> **Task to complete**: Output every line of the material exactly, omitting images.

━━━━━━━━━━━━━━━━━━━━━━━━━━━━━━

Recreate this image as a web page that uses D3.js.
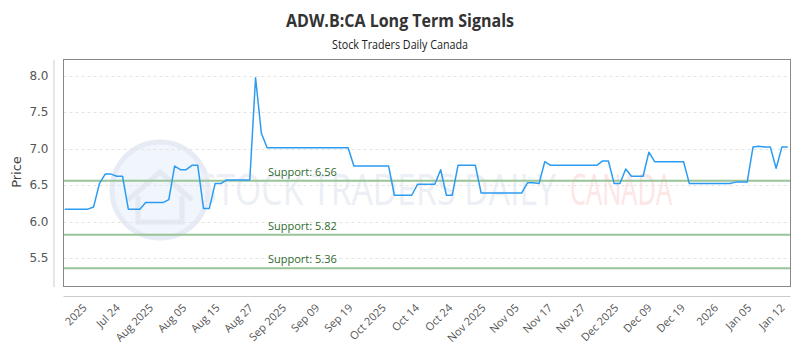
<!DOCTYPE html>
<html>
<head>
<meta charset="utf-8">
<script src="https://cdn.jsdelivr.net/npm/d3@7"></script>
<style>
  body { margin: 0; background: #fff; }
  svg { display: block; font-family: "Open Sans", sans-serif; }
</style>
</head>
<body>
<div id="chart"></div>
<script>
// Daily closes, one per trading day
const prices = [
    6.17, 6.17, 6.17, 6.17, 6.17, 6.20, 6.52, 6.65, 6.65, 6.62,
    6.62, 6.17, 6.17, 6.17, 6.26, 6.26, 6.26, 6.26, 6.30, 6.76,
    6.71, 6.71, 6.77, 6.77, 6.18, 6.18, 6.52, 6.52, 6.57, 6.57,
    6.57, 6.57, 6.57, 7.97, 7.21, 7.01, 7.01, 7.01, 7.01, 7.01,
    7.01, 7.01, 7.01, 7.01, 7.01, 7.01, 7.01, 7.01, 7.01, 7.01,
    6.76, 6.76, 6.76, 6.76, 6.76, 6.76, 6.76, 6.36, 6.36, 6.36,
    6.36, 6.51, 6.51, 6.51, 6.51, 6.71, 6.36, 6.36, 6.77, 6.77,
    6.77, 6.77, 6.39, 6.39, 6.39, 6.39, 6.39, 6.39, 6.39, 6.39,
    6.53, 6.53, 6.52, 6.82, 6.77, 6.77, 6.77, 6.77, 6.77, 6.77,
    6.77, 6.77, 6.77, 6.83, 6.83, 6.52, 6.52, 6.72, 6.62, 6.62,
    6.62, 6.95, 6.82, 6.82, 6.82, 6.82, 6.82, 6.82, 6.52, 6.52,
    6.52, 6.52, 6.52, 6.52, 6.52, 6.52, 6.54, 6.54, 6.54, 7.02,
    7.03, 7.02, 7.02, 6.73, 7.02, 7.02
];

const supports = [6.56, 5.82, 5.36];

const xLabels = [
    "2025", "Jul 24", "Aug 2025", "Aug 05", "Aug 15", "Aug 27", "Sep 2025",
    "Sep 09", "Sep 19", "Oct 2025", "Oct 14", "Oct 24", "Nov 2025", "Nov 05",
    "Nov 17", "Nov 27", "Dec 2025", "Dec 09", "Dec 19", "2026", "Jan 05", "Jan 12"
];

const yTicks = [5.5, 6.0, 6.5, 7.0, 7.5, 8.0];

const width = 800;
const height = 350;

// Plot frame
const plot = { left: 63.5, right: 790.5, top: 59.5, bottom: 286.5 };

const svg = d3.select("#chart").append("svg")
    .attr("width", width)
    .attr("height", height);

// Scales
let allValues = prices.concat(supports);
let yScale = d3.scaleLinear()
    .domain([d3.min(allValues) - 0.25, d3.max(allValues) + 0.25])
    .range([plot.bottom, plot.top]);

let xScale = d3.scaleLinear()
    .domain([0, prices.length - 1])
    .range([plot.left + 1.2, plot.right - 2.8]);

let labelScale = d3.scalePoint()
    .domain(xLabels)
    .range([84, 782]);

// Title and subtitle
svg.append("text")
    .attr("x", width / 2)
    .attr("y", 27)
    .attr("text-anchor", "middle")
    .attr("font-family", "'Open Sans', sans-serif")
    .attr("font-weight", "bold")
    .attr("font-size", 18)
    .attr("textLength", 228)
    .attr("lengthAdjust", "spacingAndGlyphs")
    .attr("fill", "#333")
    .text("ADW.B:CA Long Term Signals");

svg.append("text")
    .attr("x", width / 2)
    .attr("y", 49)
    .attr("text-anchor", "middle")
    .attr("font-family", "'Open Sans', sans-serif")
    .attr("font-size", 12)
    .attr("textLength", 136)
    .attr("lengthAdjust", "spacingAndGlyphs")
    .attr("fill", "#222")
    .text("Stock Traders Daily Canada");

// Watermark
let mark = svg.append("g").attr("pointer-events", "none");
mark.append("circle")
    .attr("cx", 160)
    .attr("cy", 190)
    .attr("r", 48)
    .attr("fill", "#f1f5fc")
    .attr("stroke", "#e6ebf5")
    .attr("stroke-width", 5);
mark.append("path")
    .attr("d", "M128,200 L160,172 L192,200 M138,196 V222 H182 V196")
    .attr("fill", "none")
    .attr("stroke", "#e4e9f2")
    .attr("stroke-width", 5);
mark.append("text")
    .attr("x", 198)
    .attr("y", 205)
    .attr("font-family", "'Open Sans', sans-serif")
    .attr("font-size", 44)
    .attr("textLength", 358)
    .attr("lengthAdjust", "spacingAndGlyphs")
    .attr("fill", "#eceff5")
    .text("STOCK TRADERS DAILY");
mark.append("text")
    .attr("x", 570)
    .attr("y", 205)
    .attr("font-family", "'Open Sans', sans-serif")
    .attr("font-size", 44)
    .attr("textLength", 102)
    .attr("lengthAdjust", "spacingAndGlyphs")
    .attr("fill", "#fde6e6")
    .text("CANADA");

// Horizontal grid lines
svg.append("g")
    .selectAll("line")
    .data(yTicks)
    .enter().append("line")
        .attr("x1", plot.left)
        .attr("x2", plot.right)
        .attr("y1", d => Math.round(yScale(d)) + 0.5)
        .attr("y2", d => Math.round(yScale(d)) + 0.5)
        .attr("stroke", "#e3e3e3")
        .attr("stroke-dasharray", "3,3");

// Y axis (offset to the left of the frame)
let yAxis = d3.axisLeft(yScale)
    .tickValues(yTicks)
    .tickFormat(d3.format(".1f"))
    .tickSize(0)
    .tickPadding(5);
let yAxisG = svg.append("g")
    .attr("transform", "translate(53.5,0)")
    .call(yAxis);
yAxisG.select(".domain").attr("stroke", "#ccc");
yAxisG.selectAll("text")
    .attr("font-family", "'DejaVu Sans', sans-serif")
    .attr("font-size", 12)
    .attr("fill", "#555");

svg.append("text")
    .attr("transform", "translate(21,172) rotate(-90)")
    .attr("text-anchor", "middle")
    .attr("font-family", "'DejaVu Sans', sans-serif")
    .attr("font-size", 13)
    .attr("fill", "#444")
    .text("Price");

// X axis (offset below the frame)
let xAxis = d3.axisBottom(labelScale)
    .tickSize(0)
    .tickPadding(0);
let xAxisG = svg.append("g")
    .attr("transform", "translate(0,296.5)")
    .call(xAxis);
xAxisG.select(".domain")
    .attr("stroke", "#ccc")
    .attr("d", `M${plot.left},0H${plot.right}`);
xAxisG.selectAll("text")
    .attr("font-family", "'Open Sans', sans-serif")
    .attr("font-size", 11)
    .attr("fill", "#555")
    .attr("text-anchor", "end")
    .attr("dy", null)
    .attr("y", 0)
    .attr("transform", "translate(3,12) rotate(-45)");

// Support lines
let supportG = svg.append("g");
supports.forEach(level => {
    supportG.append("line")
        .attr("x1", plot.left)
        .attr("x2", plot.right)
        .attr("y1", yScale(level))
        .attr("y2", yScale(level))
        .attr("stroke", "#98c498")
        .attr("stroke-width", 2);
    supportG.append("text")
        .attr("x", 268)
        .attr("y", yScale(level) - 5)
        .attr("font-family", "'Open Sans', sans-serif")
        .attr("font-size", 11)
        .attr("fill", "#2e6b2e")
        .text("Support: " + level.toFixed(2));
});

// Price line
let line = d3.line()
    .x((d, i) => xScale(i))
    .y(d => yScale(d));
svg.append("path")
    .datum(prices)
    .attr("fill", "none")
    .attr("stroke", "#2b9cf2")
    .attr("stroke-width", 1.5)
    .attr("stroke-linejoin", "round")
    .attr("d", line);

// Plot frame
svg.append("rect")
    .attr("x", plot.left)
    .attr("y", plot.top)
    .attr("width", plot.right - plot.left)
    .attr("height", plot.bottom - plot.top)
    .attr("fill", "none")
    .attr("stroke", "#888")
    .attr("stroke-width", 1);
</script>
</body>
</html>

━━━━━━━━━━━━━━━━━━━━━━━━━━━━━━

> **Task response**:
Recreate this image as a web page that uses D3.js.
<!DOCTYPE html>
<html>
<head>
<meta charset="utf-8">
<script src="https://cdn.jsdelivr.net/npm/d3@7"></script>
<style>
  body { margin: 0; background: #fff; }
  svg { display: block; font-family: "Open Sans", sans-serif; }
</style>
</head>
<body>
<div id="chart"></div>
<script>
// Daily closes, one per trading day
const prices = [
    6.17, 6.17, 6.17, 6.17, 6.17, 6.20, 6.52, 6.65, 6.65, 6.62,
    6.62, 6.17, 6.17, 6.17, 6.26, 6.26, 6.26, 6.26, 6.30, 6.76,
    6.71, 6.71, 6.77, 6.77, 6.18, 6.18, 6.52, 6.52, 6.57, 6.57,
    6.57, 6.57, 6.57, 7.97, 7.21, 7.01, 7.01, 7.01, 7.01, 7.01,
    7.01, 7.01, 7.01, 7.01, 7.01, 7.01, 7.01, 7.01, 7.01, 7.01,
    6.76, 6.76, 6.76, 6.76, 6.76, 6.76, 6.76, 6.36, 6.36, 6.36,
    6.36, 6.51, 6.51, 6.51, 6.51, 6.71, 6.36, 6.36, 6.77, 6.77,
    6.77, 6.77, 6.39, 6.39, 6.39, 6.39, 6.39, 6.39, 6.39, 6.39,
    6.53, 6.53, 6.52, 6.82, 6.77, 6.77, 6.77, 6.77, 6.77, 6.77,
    6.77, 6.77, 6.77, 6.83, 6.83, 6.52, 6.52, 6.72, 6.62, 6.62,
    6.62, 6.95, 6.82, 6.82, 6.82, 6.82, 6.82, 6.82, 6.52, 6.52,
    6.52, 6.52, 6.52, 6.52, 6.52, 6.52, 6.54, 6.54, 6.54, 7.02,
    7.03, 7.02, 7.02, 6.73, 7.02, 7.02
];

const supports = [6.56, 5.82, 5.36];

const xLabels = [
    "2025", "Jul 24", "Aug 2025", "Aug 05", "Aug 15", "Aug 27", "Sep 2025",
    "Sep 09", "Sep 19", "Oct 2025", "Oct 14", "Oct 24", "Nov 2025", "Nov 05",
    "Nov 17", "Nov 27", "Dec 2025", "Dec 09", "Dec 19", "2026", "Jan 05", "Jan 12"
];

const yTicks = [5.5, 6.0, 6.5, 7.0, 7.5, 8.0];

const width = 800;
const height = 350;

// Plot frame
const plot = { left: 63.5, right: 790.5, top: 59.5, bottom: 286.5 };

const svg = d3.select("#chart").append("svg")
    .attr("width", width)
    .attr("height", height);

// Scales
let allValues = prices.concat(supports);
let yScale = d3.scaleLinear()
    .domain([d3.min(allValues) - 0.25, d3.max(allValues) + 0.25])
    .range([plot.bottom, plot.top]);

let xScale = d3.scaleLinear()
    .domain([0, prices.length - 1])
    .range([plot.left + 1.2, plot.right - 2.8]);

let labelScale = d3.scalePoint()
    .domain(xLabels)
    .range([84, 782]);

// Title and subtitle
svg.append("text")
    .attr("x", width / 2)
    .attr("y", 27)
    .attr("text-anchor", "middle")
    .attr("font-family", "'Open Sans', sans-serif")
    .attr("font-weight", "bold")
    .attr("font-size", 18)
    .attr("textLength", 228)
    .attr("lengthAdjust", "spacingAndGlyphs")
    .attr("fill", "#333")
    .text("ADW.B:CA Long Term Signals");

svg.append("text")
    .attr("x", width / 2)
    .attr("y", 49)
    .attr("text-anchor", "middle")
    .attr("font-family", "'Open Sans', sans-serif")
    .attr("font-size", 12)
    .attr("textLength", 136)
    .attr("lengthAdjust", "spacingAndGlyphs")
    .attr("fill", "#222")
    .text("Stock Traders Daily Canada");

// Watermark
let mark = svg.append("g").attr("pointer-events", "none");
mark.append("circle")
    .attr("cx", 160)
    .attr("cy", 190)
    .attr("r", 48)
    .attr("fill", "#f1f5fc")
    .attr("stroke", "#e6ebf5")
    .attr("stroke-width", 5);
mark.append("path")
    .attr("d", "M128,200 L160,172 L192,200 M138,196 V222 H182 V196")
    .attr("fill", "none")
    .attr("stroke", "#e4e9f2")
    .attr("stroke-width", 5);
mark.append("text")
    .attr("x", 198)
    .attr("y", 205)
    .attr("font-family", "'Open Sans', sans-serif")
    .attr("font-size", 44)
    .attr("textLength", 358)
    .attr("lengthAdjust", "spacingAndGlyphs")
    .attr("fill", "#eceff5")
    .text("STOCK TRADERS DAILY");
mark.append("text")
    .attr("x", 570)
    .attr("y", 205)
    .attr("font-family", "'Open Sans', sans-serif")
    .attr("font-size", 44)
    .attr("textLength", 102)
    .attr("lengthAdjust", "spacingAndGlyphs")
    .attr("fill", "#fde6e6")
    .text("CANADA");

// Horizontal grid lines
svg.append("g")
    .selectAll("line")
    .data(yTicks)
    .enter().append("line")
        .attr("x1", plot.left)
        .attr("x2", plot.right)
        .attr("y1", d => Math.round(yScale(d)) + 0.5)
        .attr("y2", d => Math.round(yScale(d)) + 0.5)
        .attr("stroke", "#e3e3e3")
        .attr("stroke-dasharray", "3,3");

// Y axis (offset to the left of the frame)
let yAxis = d3.axisLeft(yScale)
    .tickValues(yTicks)
    .tickFormat(d3.format(".1f"))
    .tickSize(0)
    .tickPadding(5);
let yAxisG = svg.append("g")
    .attr("transform", "translate(53.5,0)")
    .call(yAxis);
yAxisG.select(".domain").attr("stroke", "#ccc");
yAxisG.selectAll("text")
    .attr("font-family", "'DejaVu Sans', sans-serif")
    .attr("font-size", 12)
    .attr("fill", "#555");

svg.append("text")
    .attr("transform", "translate(21,172) rotate(-90)")
    .attr("text-anchor", "middle")
    .attr("font-family", "'DejaVu Sans', sans-serif")
    .attr("font-size", 13)
    .attr("fill", "#444")
    .text("Price");

// X axis (offset below the frame)
let xAxis = d3.axisBottom(labelScale)
    .tickSize(0)
    .tickPadding(0);
let xAxisG = svg.append("g")
    .attr("transform", "translate(0,296.5)")
    .call(xAxis);
xAxisG.select(".domain")
    .attr("stroke", "#ccc")
    .attr("d", `M${plot.left},0H${plot.right}`);
xAxisG.selectAll("text")
    .attr("font-family", "'Open Sans', sans-serif")
    .attr("font-size", 11)
    .attr("fill", "#555")
    .attr("text-anchor", "end")
    .attr("dy", null)
    .attr("y", 0)
    .attr("transform", "translate(3,12) rotate(-45)");

// Support lines
let supportG = svg.append("g");
supports.forEach(level => {
    supportG.append("line")
        .attr("x1", plot.left)
        .attr("x2", plot.right)
        .attr("y1", yScale(level))
        .attr("y2", yScale(level))
        .attr("stroke", "#98c498")
        .attr("stroke-width", 2);
    supportG.append("text")
        .attr("x", 268)
        .attr("y", yScale(level) - 5)
        .attr("font-family", "'Open Sans', sans-serif")
        .attr("font-size", 11)
        .attr("fill", "#2e6b2e")
        .text("Support: " + level.toFixed(2));
});

// Price line
let line = d3.line()
    .x((d, i) => xScale(i))
    .y(d => yScale(d));
svg.append("path")
    .datum(prices)
    .attr("fill", "none")
    .attr("stroke", "#2b9cf2")
    .attr("stroke-width", 1.5)
    .attr("stroke-linejoin", "round")
    .attr("d", line);

// Plot frame
svg.append("rect")
    .attr("x", plot.left)
    .attr("y", plot.top)
    .attr("width", plot.right - plot.left)
    .attr("height", plot.bottom - plot.top)
    .attr("fill", "none")
    .attr("stroke", "#888")
    .attr("stroke-width", 1);
</script>
</body>
</html>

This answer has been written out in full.